Can companies today be the main drivers of change?

C.M.: Some companies stand out, and they are clearly central to these issues. They must transform their value chains, offerings, and distribution models. However, progress cannot remain at the national level. Companies must be embedded in a broader ecosystem involving investors, public authorities, and local communities. This is part of what we assess before investing. Beyond any extra-financial analysis, an isolated company will struggle to remain resilient and competitive over the long term. As long-term investors, we regret the prevalence of short-term thinking, especially when China, as Bertrand noted, takes a long-term approach.

B.B.: A company alone cannot succeed, even if there is genuine willingness. In the phrase “market economy,” the word “market” is crucial. If companies are not supported by market demand—by consumers and investors—it cannot work. I often use the analogy of a cycling peloton, whose speed depends on the riders at the front. The same applies to companies. Today, we are witnessing a phenomenon of “greenhushing,” where companies no longer communicate about their sustainability practices. Yet peer pressure is essential: if no one pedals, the peloton slows down. We must rebuild a cohesive narrative on these issues, however difficult that may be.

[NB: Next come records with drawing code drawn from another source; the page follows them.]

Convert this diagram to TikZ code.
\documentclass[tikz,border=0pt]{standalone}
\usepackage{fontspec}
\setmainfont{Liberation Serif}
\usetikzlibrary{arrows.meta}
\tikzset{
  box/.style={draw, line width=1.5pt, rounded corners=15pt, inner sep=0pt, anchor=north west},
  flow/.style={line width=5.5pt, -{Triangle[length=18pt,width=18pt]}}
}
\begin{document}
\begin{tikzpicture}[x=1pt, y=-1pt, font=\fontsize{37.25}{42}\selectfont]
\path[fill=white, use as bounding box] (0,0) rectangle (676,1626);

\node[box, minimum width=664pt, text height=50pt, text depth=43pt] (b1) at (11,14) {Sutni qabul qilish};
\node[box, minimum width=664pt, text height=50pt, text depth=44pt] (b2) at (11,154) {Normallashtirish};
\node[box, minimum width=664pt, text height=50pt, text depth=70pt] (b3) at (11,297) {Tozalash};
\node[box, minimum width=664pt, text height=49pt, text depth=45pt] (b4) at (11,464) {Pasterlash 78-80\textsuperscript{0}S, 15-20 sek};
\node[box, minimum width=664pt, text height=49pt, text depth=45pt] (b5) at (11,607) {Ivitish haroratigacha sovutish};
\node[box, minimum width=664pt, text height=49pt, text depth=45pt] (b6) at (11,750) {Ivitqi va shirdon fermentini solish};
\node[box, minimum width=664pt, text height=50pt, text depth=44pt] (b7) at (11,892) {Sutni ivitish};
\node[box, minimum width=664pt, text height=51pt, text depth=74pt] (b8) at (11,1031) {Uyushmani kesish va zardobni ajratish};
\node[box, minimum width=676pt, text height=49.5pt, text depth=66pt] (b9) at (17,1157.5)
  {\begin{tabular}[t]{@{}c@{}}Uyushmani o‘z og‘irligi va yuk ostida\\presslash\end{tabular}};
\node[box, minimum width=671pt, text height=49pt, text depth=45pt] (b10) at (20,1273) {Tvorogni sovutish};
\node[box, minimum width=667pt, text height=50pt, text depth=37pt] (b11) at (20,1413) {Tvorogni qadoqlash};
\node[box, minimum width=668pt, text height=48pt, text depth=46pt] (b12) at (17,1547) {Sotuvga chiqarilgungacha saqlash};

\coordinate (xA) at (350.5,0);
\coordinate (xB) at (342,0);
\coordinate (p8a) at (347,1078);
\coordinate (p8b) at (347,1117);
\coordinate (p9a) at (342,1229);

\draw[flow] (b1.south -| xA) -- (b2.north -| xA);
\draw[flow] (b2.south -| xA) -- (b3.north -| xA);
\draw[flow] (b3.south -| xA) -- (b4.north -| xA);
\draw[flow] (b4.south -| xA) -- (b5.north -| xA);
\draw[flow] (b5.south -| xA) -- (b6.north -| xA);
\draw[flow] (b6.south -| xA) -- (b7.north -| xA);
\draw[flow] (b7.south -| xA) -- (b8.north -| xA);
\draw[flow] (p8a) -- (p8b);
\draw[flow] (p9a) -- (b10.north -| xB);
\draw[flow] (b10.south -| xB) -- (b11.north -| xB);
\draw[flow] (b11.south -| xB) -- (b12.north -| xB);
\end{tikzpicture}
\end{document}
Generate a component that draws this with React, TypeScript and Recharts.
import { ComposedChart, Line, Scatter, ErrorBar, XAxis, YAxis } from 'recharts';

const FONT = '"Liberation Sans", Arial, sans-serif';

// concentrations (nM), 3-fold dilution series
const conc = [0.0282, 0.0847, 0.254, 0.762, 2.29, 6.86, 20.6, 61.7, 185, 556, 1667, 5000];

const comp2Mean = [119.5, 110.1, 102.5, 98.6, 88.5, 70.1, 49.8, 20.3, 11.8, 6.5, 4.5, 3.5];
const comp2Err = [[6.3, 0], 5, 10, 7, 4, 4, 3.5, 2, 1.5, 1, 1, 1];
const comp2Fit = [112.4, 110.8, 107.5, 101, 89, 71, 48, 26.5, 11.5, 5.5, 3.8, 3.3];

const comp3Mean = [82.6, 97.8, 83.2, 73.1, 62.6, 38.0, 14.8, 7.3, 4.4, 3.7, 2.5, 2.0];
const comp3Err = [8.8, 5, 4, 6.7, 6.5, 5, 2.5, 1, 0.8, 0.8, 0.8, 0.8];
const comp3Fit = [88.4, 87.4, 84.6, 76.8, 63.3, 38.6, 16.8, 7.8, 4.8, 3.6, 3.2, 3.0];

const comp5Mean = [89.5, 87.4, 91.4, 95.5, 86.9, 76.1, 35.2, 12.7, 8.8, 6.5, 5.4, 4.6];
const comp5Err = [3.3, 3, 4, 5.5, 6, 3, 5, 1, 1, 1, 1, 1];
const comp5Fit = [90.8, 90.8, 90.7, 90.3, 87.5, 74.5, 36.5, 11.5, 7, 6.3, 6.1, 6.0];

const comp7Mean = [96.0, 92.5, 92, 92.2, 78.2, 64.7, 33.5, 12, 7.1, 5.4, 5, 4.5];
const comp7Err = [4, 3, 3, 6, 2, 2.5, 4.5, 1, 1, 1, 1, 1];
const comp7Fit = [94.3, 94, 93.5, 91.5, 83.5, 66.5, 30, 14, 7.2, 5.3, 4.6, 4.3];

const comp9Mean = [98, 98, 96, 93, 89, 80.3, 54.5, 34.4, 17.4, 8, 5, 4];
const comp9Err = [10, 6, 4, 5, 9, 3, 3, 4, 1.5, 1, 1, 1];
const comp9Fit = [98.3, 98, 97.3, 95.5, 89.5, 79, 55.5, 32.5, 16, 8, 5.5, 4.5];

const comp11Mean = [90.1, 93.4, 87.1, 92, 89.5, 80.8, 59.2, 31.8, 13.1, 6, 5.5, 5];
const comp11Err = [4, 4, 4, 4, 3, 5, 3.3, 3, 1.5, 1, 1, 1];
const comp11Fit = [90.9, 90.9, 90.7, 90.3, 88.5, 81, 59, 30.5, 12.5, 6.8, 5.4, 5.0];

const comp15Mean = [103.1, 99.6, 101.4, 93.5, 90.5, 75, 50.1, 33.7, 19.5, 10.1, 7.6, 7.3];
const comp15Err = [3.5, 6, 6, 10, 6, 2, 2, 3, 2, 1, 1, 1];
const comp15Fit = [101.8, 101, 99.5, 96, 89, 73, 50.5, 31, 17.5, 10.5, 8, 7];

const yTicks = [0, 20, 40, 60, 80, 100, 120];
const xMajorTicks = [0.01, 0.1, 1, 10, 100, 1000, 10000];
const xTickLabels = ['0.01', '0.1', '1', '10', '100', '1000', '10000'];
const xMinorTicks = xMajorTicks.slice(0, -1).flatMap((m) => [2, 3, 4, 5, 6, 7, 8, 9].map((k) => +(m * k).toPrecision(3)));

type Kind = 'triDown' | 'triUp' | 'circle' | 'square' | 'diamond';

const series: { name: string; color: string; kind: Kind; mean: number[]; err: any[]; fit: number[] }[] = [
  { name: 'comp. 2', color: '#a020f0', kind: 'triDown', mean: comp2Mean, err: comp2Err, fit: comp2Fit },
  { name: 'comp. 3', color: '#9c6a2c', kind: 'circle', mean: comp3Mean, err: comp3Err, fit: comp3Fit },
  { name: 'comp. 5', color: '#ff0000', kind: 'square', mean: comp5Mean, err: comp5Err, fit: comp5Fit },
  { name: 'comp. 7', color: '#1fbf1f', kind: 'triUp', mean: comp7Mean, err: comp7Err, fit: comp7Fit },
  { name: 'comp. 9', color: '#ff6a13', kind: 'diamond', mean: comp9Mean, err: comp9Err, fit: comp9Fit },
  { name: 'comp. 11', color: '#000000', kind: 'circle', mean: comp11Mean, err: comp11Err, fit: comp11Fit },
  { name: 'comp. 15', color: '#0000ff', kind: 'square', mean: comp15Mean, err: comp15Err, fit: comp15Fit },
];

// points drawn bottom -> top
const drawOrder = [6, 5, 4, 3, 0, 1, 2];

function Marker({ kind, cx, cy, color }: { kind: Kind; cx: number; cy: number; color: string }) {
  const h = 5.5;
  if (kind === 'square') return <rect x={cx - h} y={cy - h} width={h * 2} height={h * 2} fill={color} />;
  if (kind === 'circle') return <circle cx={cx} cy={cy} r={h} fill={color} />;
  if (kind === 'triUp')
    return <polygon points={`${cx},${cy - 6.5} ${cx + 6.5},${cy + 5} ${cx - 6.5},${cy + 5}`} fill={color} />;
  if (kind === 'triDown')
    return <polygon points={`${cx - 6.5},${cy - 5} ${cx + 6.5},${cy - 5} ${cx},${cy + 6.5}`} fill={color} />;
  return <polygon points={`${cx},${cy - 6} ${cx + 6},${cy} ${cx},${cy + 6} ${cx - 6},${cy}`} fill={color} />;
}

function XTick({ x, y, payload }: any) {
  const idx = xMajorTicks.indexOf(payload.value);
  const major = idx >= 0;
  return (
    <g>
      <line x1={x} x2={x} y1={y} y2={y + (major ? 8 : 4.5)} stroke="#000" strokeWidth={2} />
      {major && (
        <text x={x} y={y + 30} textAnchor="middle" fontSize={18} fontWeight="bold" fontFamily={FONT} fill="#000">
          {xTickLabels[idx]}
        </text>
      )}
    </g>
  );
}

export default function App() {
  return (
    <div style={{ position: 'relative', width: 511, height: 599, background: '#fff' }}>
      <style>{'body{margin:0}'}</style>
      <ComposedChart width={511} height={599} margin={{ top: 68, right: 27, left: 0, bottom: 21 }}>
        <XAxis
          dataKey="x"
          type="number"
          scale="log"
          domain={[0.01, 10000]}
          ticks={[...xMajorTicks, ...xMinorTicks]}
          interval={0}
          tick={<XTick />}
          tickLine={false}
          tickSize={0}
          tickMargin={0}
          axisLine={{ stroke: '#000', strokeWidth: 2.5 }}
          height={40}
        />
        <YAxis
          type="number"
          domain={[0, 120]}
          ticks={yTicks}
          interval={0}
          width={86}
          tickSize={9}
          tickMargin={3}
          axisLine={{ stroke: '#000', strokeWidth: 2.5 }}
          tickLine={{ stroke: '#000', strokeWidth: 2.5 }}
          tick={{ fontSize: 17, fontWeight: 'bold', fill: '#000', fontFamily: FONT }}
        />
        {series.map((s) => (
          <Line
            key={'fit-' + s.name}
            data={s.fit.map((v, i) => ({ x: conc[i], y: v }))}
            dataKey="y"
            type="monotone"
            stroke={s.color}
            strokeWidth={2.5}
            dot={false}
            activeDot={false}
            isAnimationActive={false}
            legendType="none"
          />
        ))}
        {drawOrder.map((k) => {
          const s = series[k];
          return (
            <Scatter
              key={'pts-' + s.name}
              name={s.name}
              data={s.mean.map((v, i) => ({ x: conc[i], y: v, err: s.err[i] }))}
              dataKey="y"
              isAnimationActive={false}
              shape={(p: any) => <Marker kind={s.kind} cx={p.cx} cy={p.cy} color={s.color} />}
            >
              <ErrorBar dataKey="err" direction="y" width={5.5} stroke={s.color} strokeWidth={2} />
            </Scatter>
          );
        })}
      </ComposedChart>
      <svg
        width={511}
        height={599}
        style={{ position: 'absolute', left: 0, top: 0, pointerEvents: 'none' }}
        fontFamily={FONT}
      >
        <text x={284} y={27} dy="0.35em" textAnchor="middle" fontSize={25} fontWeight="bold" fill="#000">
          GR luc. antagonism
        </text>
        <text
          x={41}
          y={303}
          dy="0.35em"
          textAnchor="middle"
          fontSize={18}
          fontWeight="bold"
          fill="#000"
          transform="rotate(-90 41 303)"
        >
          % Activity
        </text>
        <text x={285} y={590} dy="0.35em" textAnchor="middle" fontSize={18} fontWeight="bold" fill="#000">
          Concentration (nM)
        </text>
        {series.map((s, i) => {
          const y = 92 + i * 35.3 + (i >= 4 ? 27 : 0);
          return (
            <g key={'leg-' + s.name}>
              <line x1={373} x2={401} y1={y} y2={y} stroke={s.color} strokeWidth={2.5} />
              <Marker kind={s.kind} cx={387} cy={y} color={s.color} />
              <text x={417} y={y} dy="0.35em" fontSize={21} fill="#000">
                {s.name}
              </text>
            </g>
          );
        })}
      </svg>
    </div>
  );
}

Bertrand Badré, you have worked extensively on issues related to water management and access. Where does the urgency lie today in France and Europe?

B.B.: Water is life. It holds a sacred dimension in many cultures and is a source of numerous conflicts. Regarding resources in general, and water in particular, we alternate between phases of cooperation and shared benefits, and phases where each party seeks to secure the largest share. We see this, for example, in Donald Trump’s interest in annexing Greenland in response to resource challenges. The conflicts over water usage in France reflect the same dynamics. More broadly, we are witnessing a global trend toward individualism. The challenge is to restore cooperation.

To conclude on a more optimistic note, could you share examples of positive initiatives, such as companies that have successfully transformed themselves to enhance their ESG impact, or young firms with business models that preserve natural resources?

B.B.: At Blue Like an Orange, we have demonstrated that it is possible to achieve financial performance meeting the return expectations of traditional institutional investors while delivering tangible impact—even when that impact is not formally priced. For example, we invested in clinics in Kenya, led by American doctors and located in highly disadvantaged neighborhoods. Consultations cost only two dollars, enabling them to treat around 1,500 patients per day—over half a million annually. The atmosphere in these clinics is strikingly positive, with children playing and a welcoming environment, in stark contrast to the often somber waiting rooms of French hospitals.

C.M.: Ecofi has strong roots in the social and solidarity economy. At our scale, we create initiatives with local impact by bringing together local stakeholders, investors, and public authorities. One example is the chocolate brand Ethiquable, founded in the Gers region in the early 2000s and specializing in fair trade. In 2007, the company had 30 employees, and our investment essentially supported their working capital needs. Today, they employ 150 people, generate €75 million in revenue, have multiple locations across Europe, and have established a chocolate factory near their headquarters in Gers, creating many local jobs. It is a genuine success story. Another example I particularly appreciate, expected to be profitable from 2026, is Tom&Josette, which operates micro-nurseries within nursing homes. While the impact remains local and does not address global challenges directly, these are inspiring models that deserve attention and replication.